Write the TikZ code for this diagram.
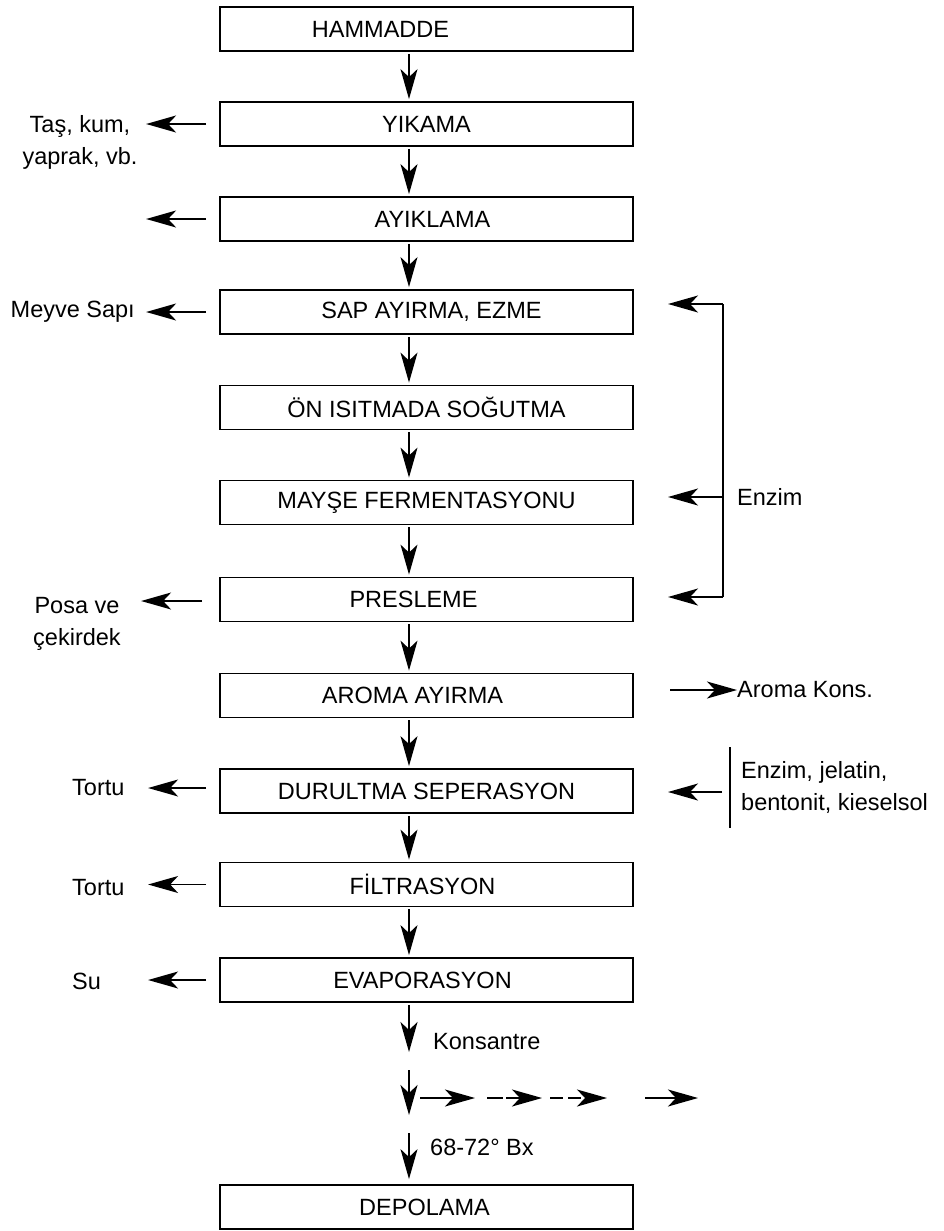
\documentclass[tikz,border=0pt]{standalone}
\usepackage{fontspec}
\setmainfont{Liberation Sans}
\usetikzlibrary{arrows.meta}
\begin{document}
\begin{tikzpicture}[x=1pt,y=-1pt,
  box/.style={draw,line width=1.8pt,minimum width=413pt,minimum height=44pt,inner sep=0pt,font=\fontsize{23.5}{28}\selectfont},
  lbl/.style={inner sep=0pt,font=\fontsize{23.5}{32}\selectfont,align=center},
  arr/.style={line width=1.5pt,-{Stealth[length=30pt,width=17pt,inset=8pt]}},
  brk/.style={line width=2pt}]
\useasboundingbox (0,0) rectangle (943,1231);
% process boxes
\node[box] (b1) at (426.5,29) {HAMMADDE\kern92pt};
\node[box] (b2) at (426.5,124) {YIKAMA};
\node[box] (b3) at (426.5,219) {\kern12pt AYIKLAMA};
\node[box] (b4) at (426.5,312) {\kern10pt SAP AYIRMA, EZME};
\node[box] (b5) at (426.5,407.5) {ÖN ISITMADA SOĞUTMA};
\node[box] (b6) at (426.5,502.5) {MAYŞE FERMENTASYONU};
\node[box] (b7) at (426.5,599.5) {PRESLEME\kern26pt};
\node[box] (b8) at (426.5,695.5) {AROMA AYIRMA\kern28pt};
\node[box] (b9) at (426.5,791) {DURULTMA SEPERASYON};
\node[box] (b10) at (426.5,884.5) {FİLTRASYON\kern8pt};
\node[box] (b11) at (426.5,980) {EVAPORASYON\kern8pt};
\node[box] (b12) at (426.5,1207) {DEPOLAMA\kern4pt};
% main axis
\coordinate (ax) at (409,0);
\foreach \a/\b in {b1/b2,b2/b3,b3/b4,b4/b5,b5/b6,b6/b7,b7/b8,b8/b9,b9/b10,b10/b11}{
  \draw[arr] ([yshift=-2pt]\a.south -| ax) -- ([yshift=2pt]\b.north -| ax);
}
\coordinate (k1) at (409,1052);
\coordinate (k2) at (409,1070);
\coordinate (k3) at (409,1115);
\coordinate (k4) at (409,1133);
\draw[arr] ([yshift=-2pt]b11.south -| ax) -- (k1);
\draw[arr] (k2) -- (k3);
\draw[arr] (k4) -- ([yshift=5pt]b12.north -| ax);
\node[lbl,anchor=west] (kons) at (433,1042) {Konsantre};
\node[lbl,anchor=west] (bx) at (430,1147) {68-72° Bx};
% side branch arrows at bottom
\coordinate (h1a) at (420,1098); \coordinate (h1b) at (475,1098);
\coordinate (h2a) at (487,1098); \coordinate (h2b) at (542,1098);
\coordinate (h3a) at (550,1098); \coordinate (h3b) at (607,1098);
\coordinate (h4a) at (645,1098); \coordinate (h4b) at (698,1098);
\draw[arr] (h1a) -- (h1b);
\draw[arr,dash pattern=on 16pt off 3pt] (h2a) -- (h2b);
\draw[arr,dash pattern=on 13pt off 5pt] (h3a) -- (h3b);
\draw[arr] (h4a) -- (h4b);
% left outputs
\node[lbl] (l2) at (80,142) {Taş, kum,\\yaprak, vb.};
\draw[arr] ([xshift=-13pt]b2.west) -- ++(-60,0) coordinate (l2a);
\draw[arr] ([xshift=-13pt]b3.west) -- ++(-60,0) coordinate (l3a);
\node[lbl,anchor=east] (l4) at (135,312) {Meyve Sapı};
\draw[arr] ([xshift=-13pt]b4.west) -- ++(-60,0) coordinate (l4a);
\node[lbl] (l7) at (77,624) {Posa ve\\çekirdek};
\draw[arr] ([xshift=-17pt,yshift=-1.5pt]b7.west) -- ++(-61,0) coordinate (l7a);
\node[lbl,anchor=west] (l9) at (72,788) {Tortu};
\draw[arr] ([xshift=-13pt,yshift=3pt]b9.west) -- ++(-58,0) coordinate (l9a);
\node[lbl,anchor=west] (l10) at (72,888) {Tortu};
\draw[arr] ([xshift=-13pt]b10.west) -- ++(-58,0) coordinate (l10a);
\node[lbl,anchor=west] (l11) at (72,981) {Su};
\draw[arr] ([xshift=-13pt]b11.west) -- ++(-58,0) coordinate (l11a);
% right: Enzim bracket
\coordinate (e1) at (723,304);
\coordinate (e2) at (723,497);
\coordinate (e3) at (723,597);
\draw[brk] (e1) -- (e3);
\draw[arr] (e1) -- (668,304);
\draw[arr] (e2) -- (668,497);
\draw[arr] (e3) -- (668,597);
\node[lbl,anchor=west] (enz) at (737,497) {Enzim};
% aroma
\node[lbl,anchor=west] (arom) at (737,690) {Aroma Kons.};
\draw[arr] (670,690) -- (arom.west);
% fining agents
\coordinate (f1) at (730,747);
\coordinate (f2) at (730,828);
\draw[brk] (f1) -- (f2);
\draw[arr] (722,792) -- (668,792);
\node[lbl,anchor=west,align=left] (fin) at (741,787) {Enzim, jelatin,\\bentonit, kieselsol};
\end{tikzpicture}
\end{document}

_____

> **WHAT NEEDS TO BE DONE**: Repeat the data in full and exactly. Omit pictures.

> **ANSWER TO THE TASK**:
Write the TikZ code for this diagram.
\documentclass[tikz,border=0pt]{standalone}
\usepackage{fontspec}
\setmainfont{Liberation Sans}
\usetikzlibrary{arrows.meta}
\begin{document}
\begin{tikzpicture}[x=1pt,y=-1pt,
  box/.style={draw,line width=1.8pt,minimum width=413pt,minimum height=44pt,inner sep=0pt,font=\fontsize{23.5}{28}\selectfont},
  lbl/.style={inner sep=0pt,font=\fontsize{23.5}{32}\selectfont,align=center},
  arr/.style={line width=1.5pt,-{Stealth[length=30pt,width=17pt,inset=8pt]}},
  brk/.style={line width=2pt}]
\useasboundingbox (0,0) rectangle (943,1231);
% process boxes
\node[box] (b1) at (426.5,29) {HAMMADDE\kern92pt};
\node[box] (b2) at (426.5,124) {YIKAMA};
\node[box] (b3) at (426.5,219) {\kern12pt AYIKLAMA};
\node[box] (b4) at (426.5,312) {\kern10pt SAP AYIRMA, EZME};
\node[box] (b5) at (426.5,407.5) {ÖN ISITMADA SOĞUTMA};
\node[box] (b6) at (426.5,502.5) {MAYŞE FERMENTASYONU};
\node[box] (b7) at (426.5,599.5) {PRESLEME\kern26pt};
\node[box] (b8) at (426.5,695.5) {AROMA AYIRMA\kern28pt};
\node[box] (b9) at (426.5,791) {DURULTMA SEPERASYON};
\node[box] (b10) at (426.5,884.5) {FİLTRASYON\kern8pt};
\node[box] (b11) at (426.5,980) {EVAPORASYON\kern8pt};
\node[box] (b12) at (426.5,1207) {DEPOLAMA\kern4pt};
% main axis
\coordinate (ax) at (409,0);
\foreach \a/\b in {b1/b2,b2/b3,b3/b4,b4/b5,b5/b6,b6/b7,b7/b8,b8/b9,b9/b10,b10/b11}{
  \draw[arr] ([yshift=-2pt]\a.south -| ax) -- ([yshift=2pt]\b.north -| ax);
}
\coordinate (k1) at (409,1052);
\coordinate (k2) at (409,1070);
\coordinate (k3) at (409,1115);
\coordinate (k4) at (409,1133);
\draw[arr] ([yshift=-2pt]b11.south -| ax) -- (k1);
\draw[arr] (k2) -- (k3);
\draw[arr] (k4) -- ([yshift=5pt]b12.north -| ax);
\node[lbl,anchor=west] (kons) at (433,1042) {Konsantre};
\node[lbl,anchor=west] (bx) at (430,1147) {68-72° Bx};
% side branch arrows at bottom
\coordinate (h1a) at (420,1098); \coordinate (h1b) at (475,1098);
\coordinate (h2a) at (487,1098); \coordinate (h2b) at (542,1098);
\coordinate (h3a) at (550,1098); \coordinate (h3b) at (607,1098);
\coordinate (h4a) at (645,1098); \coordinate (h4b) at (698,1098);
\draw[arr] (h1a) -- (h1b);
\draw[arr,dash pattern=on 16pt off 3pt] (h2a) -- (h2b);
\draw[arr,dash pattern=on 13pt off 5pt] (h3a) -- (h3b);
\draw[arr] (h4a) -- (h4b);
% left outputs
\node[lbl] (l2) at (80,142) {Taş, kum,\\yaprak, vb.};
\draw[arr] ([xshift=-13pt]b2.west) -- ++(-60,0) coordinate (l2a);
\draw[arr] ([xshift=-13pt]b3.west) -- ++(-60,0) coordinate (l3a);
\node[lbl,anchor=east] (l4) at (135,312) {Meyve Sapı};
\draw[arr] ([xshift=-13pt]b4.west) -- ++(-60,0) coordinate (l4a);
\node[lbl] (l7) at (77,624) {Posa ve\\çekirdek};
\draw[arr] ([xshift=-17pt,yshift=-1.5pt]b7.west) -- ++(-61,0) coordinate (l7a);
\node[lbl,anchor=west] (l9) at (72,788) {Tortu};
\draw[arr] ([xshift=-13pt,yshift=3pt]b9.west) -- ++(-58,0) coordinate (l9a);
\node[lbl,anchor=west] (l10) at (72,888) {Tortu};
\draw[arr] ([xshift=-13pt]b10.west) -- ++(-58,0) coordinate (l10a);
\node[lbl,anchor=west] (l11) at (72,981) {Su};
\draw[arr] ([xshift=-13pt]b11.west) -- ++(-58,0) coordinate (l11a);
% right: Enzim bracket
\coordinate (e1) at (723,304);
\coordinate (e2) at (723,497);
\coordinate (e3) at (723,597);
\draw[brk] (e1) -- (e3);
\draw[arr] (e1) -- (668,304);
\draw[arr] (e2) -- (668,497);
\draw[arr] (e3) -- (668,597);
\node[lbl,anchor=west] (enz) at (737,497) {Enzim};
% aroma
\node[lbl,anchor=west] (arom) at (737,690) {Aroma Kons.};
\draw[arr] (670,690) -- (arom.west);
% fining agents
\coordinate (f1) at (730,747);
\coordinate (f2) at (730,828);
\draw[brk] (f1) -- (f2);
\draw[arr] (722,792) -- (668,792);
\node[lbl,anchor=west,align=left] (fin) at (741,787) {Enzim, jelatin,\\bentonit, kieselsol};
\end{tikzpicture}
\end{document}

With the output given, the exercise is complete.